The physiological game of cat and mouse currently being played out in RED was probably predictable, but I admit I didn’t see it early enough. I was sucked in by the rhetoric like most others.
The discussions between RED and the Philippine government departments are now firmly in the centre of this ‘physiological’ arena with no real winner possible, and certainly not RED if they maintain the current BOD’s. The NGO’s have picked up on the duplicity and have discovered so much more about RED/Greenstone than the Oz market could have ever done.

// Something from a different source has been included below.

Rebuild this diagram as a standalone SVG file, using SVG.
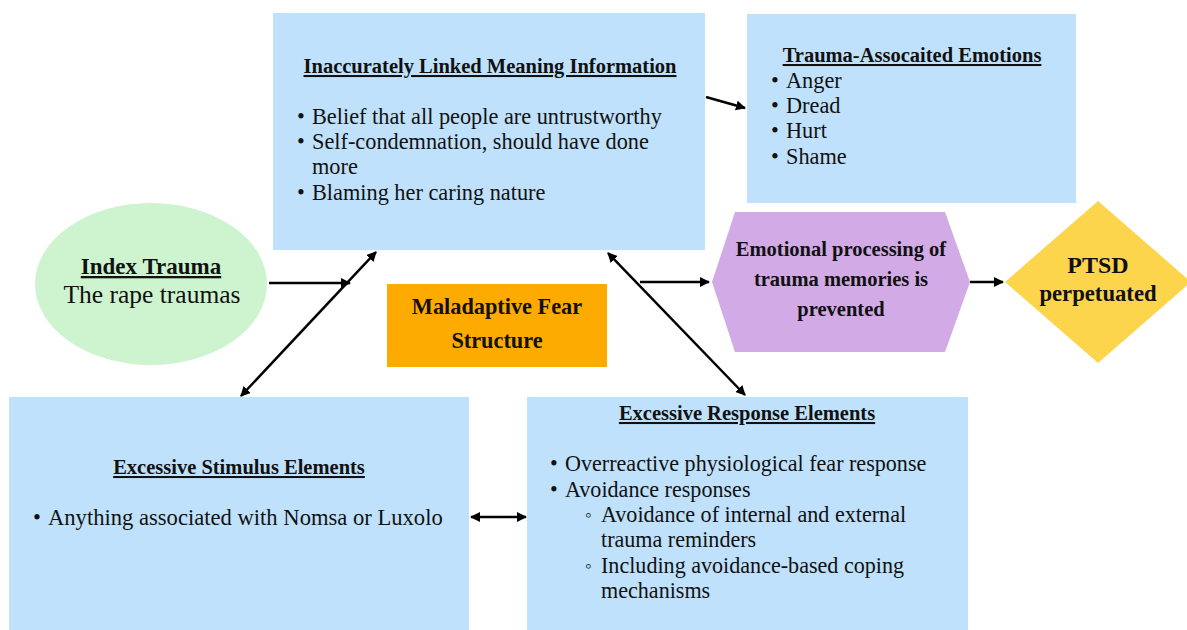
<svg xmlns="http://www.w3.org/2000/svg" width="1187" height="630" viewBox="0 0 1187 630">
<defs>
<marker id="ah" viewBox="0 0 10 10" refX="9" refY="5" markerWidth="4" markerHeight="4" orient="auto-start-reverse" markerUnits="strokeWidth">
<path d="M0,0 L10,5 L0,10 z" fill="#000"/>
</marker>
</defs>
<style>
.box{fill:#bfe1fb}
text{font-family:'Liberation Serif','Times New Roman',serif;fill:#111}
.h{font-weight:bold;font-size:20.5px;text-decoration:underline}
.b{font-size:22.3px}
.bb{font-weight:bold}
.sb{font-size:19px}
.c{stroke:#000;stroke-width:2.5;fill:none}
</style>
<rect width="1187" height="630" fill="#fff"/>
<g id="meaning">
<rect class="box" x="273" y="13" width="432" height="237"/>
<text class="h" x="490" y="73" text-anchor="middle">Inaccurately Linked Meaning Information</text>
<text class="b"><tspan x="297" y="124">•</tspan><tspan x="312">Belief that all people are untrustworthy</tspan><tspan x="297" y="149">•</tspan><tspan x="312">Self-condemnation, should have done</tspan><tspan x="312" y="174">more</tspan><tspan x="297" y="200">•</tspan><tspan x="312">Blaming her caring nature</tspan></text>
</g>
<g id="emotions">
<rect class="box" x="747" y="14" width="329" height="189"/>
<text class="h" x="912" y="62" text-anchor="middle">Trauma-Assocaited Emotions</text>
<text class="b"><tspan x="771" y="88">•</tspan><tspan x="786">Anger</tspan><tspan x="771" y="113">•</tspan><tspan x="786">Dread</tspan><tspan x="771" y="138">•</tspan><tspan x="786">Hurt</tspan><tspan x="771" y="164">•</tspan><tspan x="786">Shame</tspan></text>
</g>
<g id="index">
<ellipse cx="151" cy="284" rx="116" ry="81" fill="#cdf3cf"/>
<text class="h" x="151" y="274" text-anchor="middle" style="font-size:23px">Index Trauma</text>
<text x="152" y="303" text-anchor="middle" style="font-size:25.5px">The rape traumas</text>
</g>
<g id="fear">
<rect x="387" y="284" width="220" height="83" fill="#fdab00"/>
<text class="bb" x="497" y="314" text-anchor="middle" style="font-size:22.3px">Maladaptive Fear</text>
<text class="bb" x="497" y="348" text-anchor="middle" style="font-size:22.3px">Structure</text>
</g>
<g id="processing">
<polygon points="712,282 735,212 945,212 970,282 945,352 735,352" fill="#d2aae6"/>
<text class="bb" x="841" y="256" text-anchor="middle" style="font-size:20.5px">Emotional processing of</text>
<text class="bb" x="841" y="286" text-anchor="middle" style="font-size:20.5px">trauma memories is</text>
<text class="bb" x="841" y="316" text-anchor="middle" style="font-size:20.5px">prevented</text>
</g>
<g id="ptsd">
<polygon points="1005,282 1098,201 1191,282 1098,363" fill="#fcd54c"/>
<text class="bb" x="1098" y="273" text-anchor="middle" style="font-size:24px">PTSD</text>
<text class="bb" x="1098" y="301" text-anchor="middle" style="font-size:22.7px">perpetuated</text>
</g>
<g id="stimulus">
<rect class="box" x="9" y="397" width="460" height="233"/>
<text class="h" x="239" y="474" text-anchor="middle">Excessive Stimulus Elements </text>
<text class="b" style="font-size:22.6px"><tspan x="33" y="525">•</tspan><tspan x="48">Anything associated with Nomsa or Luxolo</tspan></text>
</g>
<g id="response">
<rect class="box" x="527" y="397" width="441" height="233"/>
<text class="h" x="747" y="420" text-anchor="middle">Excessive Response Elements </text>
<text class="b" style="font-size:22.1px"><tspan x="550" y="471">•</tspan><tspan x="565">Overreactive physiological fear response</tspan><tspan x="550" y="497">•</tspan><tspan x="565">Avoidance responses</tspan><tspan x="601" y="522">Avoidance of internal and external</tspan><tspan x="601" y="547">trauma reminders</tspan><tspan x="601" y="573">Including avoidance-based coping</tspan><tspan x="601" y="598">mechanisms</tspan></text>
<text class="sb"><tspan x="585" y="521">◦</tspan><tspan x="585" y="572">◦</tspan></text>
</g>
<g id="connectors">
<line class="c" x1="269" y1="283" x2="350" y2="283" marker-end="url(#ah)"/>
<line class="c" x1="241" y1="396" x2="376" y2="252" marker-start="url(#ah)" marker-end="url(#ah)"/>
<line class="c" x1="706" y1="97" x2="745" y2="108" marker-end="url(#ah)"/>
<line class="c" x1="640" y1="282" x2="709" y2="282" marker-end="url(#ah)"/>
<line class="c" x1="970" y1="282" x2="1003" y2="282" marker-end="url(#ah)"/>
<line class="c" x1="608" y1="253" x2="745" y2="395" marker-start="url(#ah)" marker-end="url(#ah)"/>
<line class="c" x1="471" y1="517" x2="526" y2="517" marker-start="url(#ah)" marker-end="url(#ah)"/>
</g>
</svg>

The cause of the current problems with RED can be ascribed to the “Peter Principle” whereby ’Every member in a hierarchical organisation climbs the hierarchy until he/she reaches his/her level of maximum incompetence’. Studies on this principle (see http://arxiv.org/pdf/0907.0455v3.pdf and references) indicate that “despite its apparent unreasonableness, such a principle would realistically act in any organisation where the mechanism of promotion rewards the best members and where the mechanism at their new level in the hierarchical structure does not depend on the competence they had at the previous level, usually because the tasks of the levels are very different to each other.”
Adjunct research in the Peter Principle predicts:
- Such organisations will over promote modest good news or results whilst underplaying bad news or poor results within an organisation (re: RED’s reported improvements in mining volumes over the March 2013 quarter when previous quarters attained much higher volumes vs. extreme delays in announcements to the market when there is bad news; the negligent cause of the dam failure and the problems in lifting the CDO). Some people call this marketing; the NGO’s are calling it “economical with the truth”.
- Competent employees within the organisation are likely to be terminated or move on to other companies (still an unknown within RED).
- Suppositions will be used to justify the strategies of the organisation when the experience and past performance of individuals are lacking.
- The use of superlatives to describe those they wish to succour favour from (the use of “Director General” when referring to the Acting Director of the MGB or “Chief Principal Consultant” when referring to a consultant trying to fix their mess (can anyone find a reference to any engineering consultant being referred to as a Chief Principal?)). Conversely the lack of title is used to denigrate when wanting to be adversarial (the lack of the title of the Acting Director of the MGB on the RED/Greenstone protest banners recently).
- In questioning any matters of competence these organisations will react against perceived external detractors rather than correct problems from within.
- These organisations will be less efficient and use more resources to achieve their goals.
- Multi-layers of negligence are possible within these organisation unless matters to rectify the situation are made by shareholders or other authorities (the negligence has happened in RED but not the rectification process). The list of other predictors of the Peter Principle is exhausting.
The failures within RED were promoted. If the reverse were true, heads at the highest level should have rolled within the last six months. The abhorrence in this case was that the BOD’s (and possibly a few of the major shareholders) huddled together to weather the storm and made no attempt to rectify the shortcomings within RED. Rather, they continued to exasperate the problem over time to the detriment of the shareholders and the local community.
And so we have one of the most embarrassing cases of negligence in the mining industry which was flippantly described as an “Innocent Mistake”?